Goal:
Retype the opening lines of the data exactly, stopping after the line that contains "3.5, 4, 4.5];". Skip every picture.

____________

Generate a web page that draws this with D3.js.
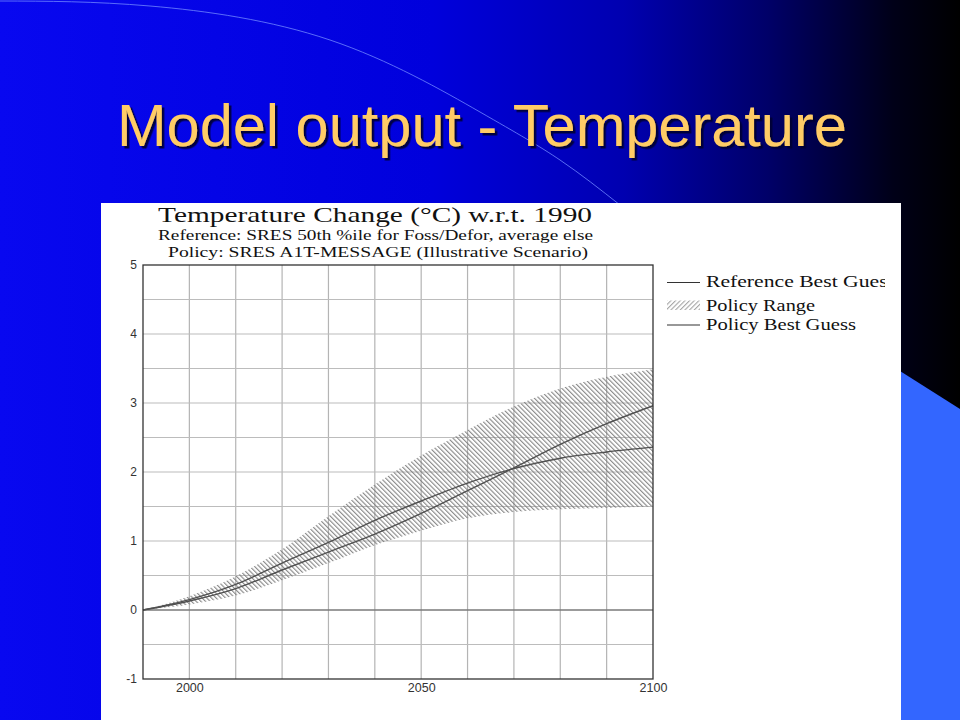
<!DOCTYPE html>
<html>
<head>
<meta charset="utf-8">
<script src="https://cdn.jsdelivr.net/npm/d3@7"></script>
<style>
  html, body { margin: 0; padding: 0; background: #000; }
  svg { display: block; }
</style>
</head>
<body>
<svg width="960" height="720"></svg>
<script>
//*
//* Data
//*

var years         = [1990, 2000, 2010, 2020, 2030, 2040, 2050, 2060, 2070, 2080, 2090, 2100];
var referenceBest = [0, 0.13, 0.31, 0.58, 0.84, 1.10, 1.40, 1.73, 2.06, 2.40, 2.70, 2.96];
var policyBest    = [0, 0.15, 0.37, 0.68, 0.98, 1.30, 1.58, 1.84, 2.05, 2.20, 2.29, 2.36];
var policyHigh    = [0, 0.20, 0.49, 0.88, 1.36, 1.82, 2.24, 2.61, 2.95, 3.21, 3.38, 3.49];
var policyLow     = [0, 0.08, 0.21, 0.43, 0.68, 0.94, 1.15, 1.33, 1.42, 1.46, 1.48, 1.50];

var yTickLabels = [-1, 0, 1, 2, 3, 4, 5];
var xTickLabels = [2000, 2050, 2100];
var xGridYears  = [2000, 2010, 2020, 2030, 2040, 2050, 2060, 2070, 2080, 2090];
var yGridValues = [-0.5, 0.5, 1, 1.5, 2, 2.5, 3, 3.5, 4, 4.5];

var slideTitle = "Model output - Temperature";
var chartTitle = "Temperature Change (\u00B0C) w.r.t. 1990";
var subTitles  = ["Reference: SRES 50th %ile for Foss/Defor, average else",
                  "Policy: SRES A1T-MESSAGE (Illustrative Scenario)"];
var legendNames = ["Reference Best Guess", "Policy Range", "Policy Best Guess"];

//*
//* Slide
//*

var svg = d3.select("svg");
var defs = svg.append("defs");

var bg = defs.append("linearGradient")
	.attr("id", "bg")
	.attr("x1", "0%").attr("x2", "100%")
	.attr("y1", "0%").attr("y2", "0%");
[[0, "#0808f0"], [0.45, "#0000dc"], [0.65, "#0000b0"], [0.8, "#000068"], [0.93, "#000018"], [1, "#000000"]]
	.forEach(function(s) {
		bg.append("stop").attr("offset", s[0]).attr("stop-color", s[1]);
	});

var shadow = defs.append("filter")
	.attr("id", "shadow")
	.attr("x", "-5%").attr("y", "-20%")
	.attr("width", "110%").attr("height", "140%");
shadow.append("feDropShadow")
	.attr("dx", 2.5).attr("dy", 2.5)
	.attr("stdDeviation", 0.6)
	.attr("flood-color", "#000030")
	.attr("flood-opacity", 0.9);

svg.append("rect")
	.attr("width", 960).attr("height", 720)
	.attr("fill", "url(#bg)");

/* light blue corner shape */
svg.append("path")
	.attr("d", "M900,371 L960,409 L960,720 L900,720 Z")
	.attr("fill", "#3366ff");

/* thin decorative arc */
var arcPoints = [[0, 1], [150, 6], [330, 40], [480, 112], [560, 160], [620, 205]];
svg.append("path")
	.attr("d", d3.line().curve(d3.curveNatural)(arcPoints))
	.attr("fill", "none")
	.attr("stroke", "#6f86ff")
	.attr("stroke-opacity", 0.8)
	.attr("stroke-width", 1);

/* slide title */
svg.append("text")
	.attr("x", 117)
	.attr("y", 146)
	.attr("font-family", "Arial, 'Liberation Sans', sans-serif")
	.attr("font-size", 59.5)
	.attr("fill", "#ffcc66")
	.attr("filter", "url(#shadow)")
	.text(slideTitle);

//*
//* Chart image
//*

svg.append("rect")
	.attr("x", 101).attr("y", 203)
	.attr("width", 800).attr("height", 517)
	.attr("fill", "#ffffff");

var x = d3.scaleLinear().domain([1990, 2100]).range([143, 653]);
var y = d3.scaleLinear().domain([-1, 5]).range([679, 265]);

/* hatch patterns */
function hatch(id, angle) {
	defs.append("pattern")
		.attr("id", id)
		.attr("patternUnits", "userSpaceOnUse")
		.attr("width", 3.3).attr("height", 10)
		.attr("patternTransform", "rotate(" + angle + ")")
		.append("line")
		.attr("x1", 0.6).attr("y1", 0)
		.attr("x2", 0.6).attr("y2", 10)
		.attr("stroke", "#7a7a7a")
		.attr("stroke-width", 1);
}
hatch("hatchPlot", -45);
hatch("hatchLegend", 45);

/* titles */
var serif = "'Liberation Serif', 'Times New Roman', 'DejaVu Serif', serif";
svg.append("text")
	.attr("x", 158).attr("y", 222)
	.attr("font-family", serif)
	.attr("font-size", 21.5)
	.attr("textLength", 434)
	.attr("lengthAdjust", "spacingAndGlyphs")
	.attr("fill", "#111")
	.text(chartTitle);
svg.selectAll(".sub")
	.data(subTitles)
	.enter()
	.append("text")
	.attr("class", "sub")
	.attr("x", function(d, i) { return i === 0 ? 158 : 168; })
	.attr("y", function(d, i) { return 240 + i * 16.5; })
	.attr("font-family", serif)
	.attr("font-size", 14.5)
	.attr("textLength", function(d, i) { return i === 0 ? 435 : 420; })
	.attr("lengthAdjust", "spacingAndGlyphs")
	.attr("fill", "#111")
	.text(function(d) { return d; });

/* grid */
svg.append("g")
	.selectAll("line")
	.data(xGridYears)
	.enter()
	.append("line")
	.attr("x1", function(d) { return x(d); })
	.attr("x2", function(d) { return x(d); })
	.attr("y1", y(5)).attr("y2", y(-1))
	.attr("stroke", "#b4b4b4")
	.attr("stroke-width", 1.2);
svg.append("g")
	.selectAll("line")
	.data(yGridValues)
	.enter()
	.append("line")
	.attr("x1", x(1990)).attr("x2", x(2100))
	.attr("y1", function(d) { return y(d); })
	.attr("y2", function(d) { return y(d); })
	.attr("stroke", "#bcbcbc")
	.attr("stroke-width", 1.2);
svg.append("line")
	.attr("x1", x(1990)).attr("x2", x(2100))
	.attr("y1", y(0)).attr("y2", y(0))
	.attr("stroke", "#7a7a7a")
	.attr("stroke-width", 1.6);

/* policy range */
var rows = years.map(function(yr, i) {
	return { year: yr, ref: referenceBest[i], pol: policyBest[i], lo: policyLow[i], hi: policyHigh[i] };
});
svg.append("path")
	.datum(rows)
	.attr("d", d3.area()
		.curve(d3.curveMonotoneX)
		.x(function(d) { return x(d.year); })
		.y0(function(d) { return y(d.lo); })
		.y1(function(d) { return y(d.hi); }))
	.attr("fill", "url(#hatchPlot)");

/* best guess lines */
["ref", "pol"].forEach(function(key) {
	svg.append("path")
		.datum(rows)
		.attr("d", d3.line()
			.curve(d3.curveMonotoneX)
			.x(function(d) { return x(d.year); })
			.y(function(d) { return y(d[key]); }))
		.attr("fill", "none")
		.attr("stroke", "#505050")
		.attr("stroke-width", 1.4);
});

/* frame */
svg.append("rect")
	.attr("x", x(1990)).attr("y", y(5))
	.attr("width", x(2100) - x(1990))
	.attr("height", y(-1) - y(5))
	.attr("fill", "none")
	.attr("stroke", "#333")
	.attr("stroke-width", 1.3);

/* axes */
var yAxis = d3.axisLeft(y).tickValues(yTickLabels).tickSize(0).tickPadding(6).tickFormat(function(d) { return String(d); });
var xAxis = d3.axisBottom(x).tickValues(xTickLabels).tickSize(0).tickPadding(4).tickFormat(function(d) { return String(d); });

svg.append("g")
	.attr("transform", "translate(" + x(1990) + ",0)")
	.call(yAxis)
	.call(function(g) { g.select(".domain").remove(); })
	.selectAll("text")
	.attr("font-family", "Arial, 'Liberation Sans', sans-serif")
	.attr("font-size", 12)
	.attr("fill", "#333");

svg.append("g")
	.attr("transform", "translate(0," + y(-1) + ")")
	.call(xAxis)
	.call(function(g) { g.select(".domain").remove(); })
	.selectAll("text")
	.attr("font-family", "Arial, 'Liberation Sans', sans-serif")
	.attr("font-size", 12.5)
	.attr("fill", "#333");

/* legend */
defs.append("clipPath")
	.attr("id", "legendClip")
	.append("rect")
	.attr("x", 660).attr("y", 260)
	.attr("width", 225).attr("height", 90);

var legend = svg.append("g").attr("clip-path", "url(#legendClip)");
var legendY = [282.5, 306, 325];
var legendLen = [190, 109, 150];

legend.selectAll("text")
	.data(legendNames)
	.enter()
	.append("text")
	.attr("x", 706)
	.attr("y", function(d, i) { return legendY[i] + 4.5; })
	.attr("font-family", serif)
	.attr("font-size", 16.5)
	.attr("textLength", function(d, i) { return legendLen[i]; })
	.attr("lengthAdjust", "spacingAndGlyphs")
	.attr("fill", "#111")
	.text(function(d) { return d; });

[0, 2].forEach(function(i) {
	legend.append("line")
		.attr("x1", 667).attr("x2", 700)
		.attr("y1", legendY[i]).attr("y2", legendY[i])
		.attr("stroke", "#333")
		.attr("stroke-width", 1.2);
});
legend.append("rect")
	.attr("x", 667).attr("y", 300.5)
	.attr("width", 33).attr("height", 9.5)
	.attr("fill", "url(#hatchLegend)")
	.attr("opacity", 0.75);
</script>
</body>
</html>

____________

Output for this task:
Generate a web page that draws this with D3.js.
<!DOCTYPE html>
<html>
<head>
<meta charset="utf-8">
<script src="https://cdn.jsdelivr.net/npm/d3@7"></script>
<style>
  html, body { margin: 0; padding: 0; background: #000; }
  svg { display: block; }
</style>
</head>
<body>
<svg width="960" height="720"></svg>
<script>
//*
//* Data
//*

var years         = [1990, 2000, 2010, 2020, 2030, 2040, 2050, 2060, 2070, 2080, 2090, 2100];
var referenceBest = [0, 0.13, 0.31, 0.58, 0.84, 1.10, 1.40, 1.73, 2.06, 2.40, 2.70, 2.96];
var policyBest    = [0, 0.15, 0.37, 0.68, 0.98, 1.30, 1.58, 1.84, 2.05, 2.20, 2.29, 2.36];
var policyHigh    = [0, 0.20, 0.49, 0.88, 1.36, 1.82, 2.24, 2.61, 2.95, 3.21, 3.38, 3.49];
var policyLow     = [0, 0.08, 0.21, 0.43, 0.68, 0.94, 1.15, 1.33, 1.42, 1.46, 1.48, 1.50];

var yTickLabels = [-1, 0, 1, 2, 3, 4, 5];
var xTickLabels = [2000, 2050, 2100];
var xGridYears  = [2000, 2010, 2020, 2030, 2040, 2050, 2060, 2070, 2080, 2090];
var yGridValues = [-0.5, 0.5, 1, 1.5, 2, 2.5, 3, 3.5, 4, 4.5];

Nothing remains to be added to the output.